A disciplined process creates friction:
Deals get rejected
Timelines get extended
Opportunities get passed on
In strong markets, that can feel like falling behind.
But in difficult markets, that restraint becomes survival—and eventually, advantage.
Consistency Beats Intensity
Anyone can be disciplined when things are easy.
The real test is consistency:
Sticking to underwriting standards when competition loosens theirs
Maintaining communication with investors when results are uncertain
Continuing to execute when outcomes aren’t immediate
This is where process separates from personality.
Motivation fades.
Markets shift.
Pressure builds.
Process stays.
The Illusion of the “Hot Streak”
Short-term success often gets mistaken for skill.
But without a process behind it, a hot streak is just that—a streak.
Lasting operators don’t chase streaks.
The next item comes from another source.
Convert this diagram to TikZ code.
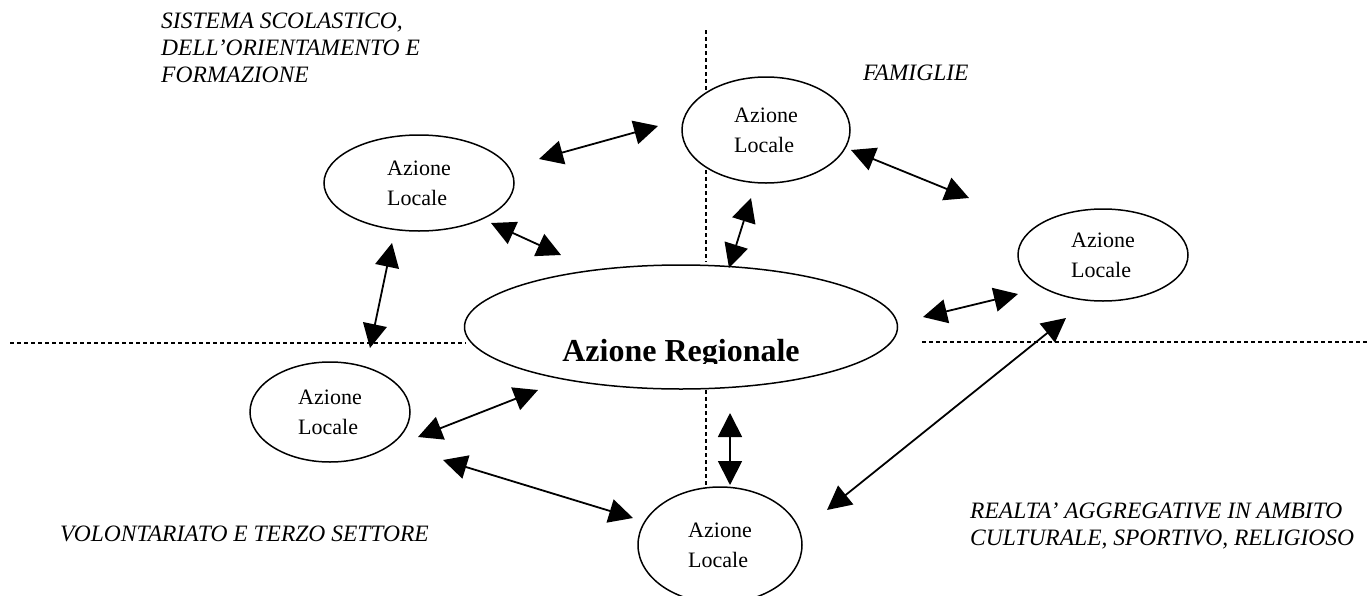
\documentclass[tikz,border=0pt]{standalone}
\usepackage{fontspec}
\setmainfont{Liberation Serif}
\usetikzlibrary{arrows.meta,shapes.geometric}
\begin{document}
\begin{tikzpicture}[x=1pt,y=-1pt,
  loc/.style={ellipse,draw,line width=1.5pt,fill=white,inner sep=0pt,align=left,font=\fontsize{22}{30}\selectfont},
  lab/.style={anchor=base west,inner sep=0pt,font=\fontsize{23.5}{27}\selectfont\itshape},
  dots/.style={line width=1.5pt,dash pattern=on 4pt off 3pt},
  link/.style={line width=1.8pt,{Triangle[length=24pt,width=24pt]}-{Triangle[length=24pt,width=24pt]}}
]
\useasboundingbox (0,0) rectangle (1369,595);
% dotted dividers
\coordinate (hl1) at (10,343);  \coordinate (hl2) at (466,343);
\coordinate (hr1) at (922,342); \coordinate (hr2) at (1369,342);
\coordinate (vt1) at (706,30);  \coordinate (vt2) at (706,262);
\coordinate (vb1) at (706,390); \coordinate (vb2) at (706,488);
\draw[dots] (hl1) -- (hl2);
\draw[dots] (hr1) -- (hr2);
\draw[dots] (vt1) -- (vt2);
\draw[dots] (vb1) -- (vb2);
% central ellipse
\node[ellipse,draw,line width=1.5pt,minimum width=433pt,minimum height=124pt,inner sep=0pt] (reg) at (681,327) {};
\begin{scope}
\clip (440,250) rectangle (920,363);
\node[anchor=base,inner sep=0pt,font=\fontsize{32}{36}\selectfont\bfseries] (regtxt) at (681,361) {Azione Regionale};
\end{scope}
% local ellipses
\node[loc,minimum width=190pt,minimum height=96pt] (l1) at (419,183) {Azione\\Locale};
\node[loc,minimum width=168pt,minimum height=106pt] (l2) at (766,130) {Azione\\Locale};
\node[loc,minimum width=170pt,minimum height=92pt] (l3) at (1103,255) {Azione\\Locale};
\node[loc,minimum width=160pt,minimum height=100pt] (l4) at (330,412) {Azione\\Locale};
\node[loc,minimum width=164pt,minimum height=116pt] (l5) at (720,545) {Azione\\Locale};
% labels
\node[lab] (s1) at (161,28) {SISTEMA SCOLASTICO,};
\node[lab] (s2) at (161,55) {DELL’ORIENTAMENTO E};
\node[lab] (s3) at (161,82) {FORMAZIONE};
\node[lab] (fam) at (863,80) {FAMIGLIE};
\node[lab] (vol) at (60,541) {VOLONTARIATO E TERZO SETTORE};
\node[lab] (r1) at (970,518) {REALTA’ AGGREGATIVE IN AMBITO};
\node[lab] (r2) at (970,545) {CULTURALE, SPORTIVO, RELIGIOSO};
% arrows
\coordinate (a1s) at (539,159);  \coordinate (a1e) at (658,126);
\coordinate (a2s) at (851,150);  \coordinate (a2e) at (969,198);
\coordinate (a3s) at (491,223);  \coordinate (a3e) at (561,255);
\coordinate (a4s) at (751,198);  \coordinate (a4e) at (729,268);
\coordinate (a5s) at (923,317);  \coordinate (a5e) at (1018,294);
\coordinate (a6s) at (392,243);  \coordinate (a6e) at (370,348);
\coordinate (a7s) at (418,437);  \coordinate (a7e) at (538,390);
\coordinate (a8s) at (443,460);  \coordinate (a8e) at (633,518);
\coordinate (a9s) at (730,413);  \coordinate (a9e) at (730,485);
\coordinate (a10s) at (1066,318); \coordinate (a10e) at (827,510);
\foreach \i in {1,...,10} {\draw[link] (a\i s) -- (a\i e);}
\end{tikzpicture}
\end{document}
They build systems that:
Produce predictable decision-making
Reduce emotional variance
Improve over time through feedback
They’re not trying to be right every time.
They’re trying to be consistently rational over time.
When the Cycle Turns, the Truth Shows Up
Easy markets hide weak processes.
Hard markets expose them.
When conditions tighten:
Margins shrink
Mistakes matter more
Assumptions get tested
This is where luck runs out.
And this is where disciplined operators stand out—not because they avoid all losses, but because their process:
Limits downside
Preserves capital
Keeps them in the game
Process Is a Long-Term Advantage
The real power of discipline isn’t just protection—it’s compounding.
Over time, a strong process:
Improves decision quality
Builds trust with partners and investors
Creates a track record that isn’t dependent on conditions
It becomes an asset in itself.
Final Thought
Anyone can look like a great operator in the right environment.
But only a few can perform across cycles.
Those are the ones who:
Define their standards early
Stick to them when it’s inconvenient
And refine them continuously
Because in the end, success isn’t about catching the right moment.
It’s about building a process that works in any moment.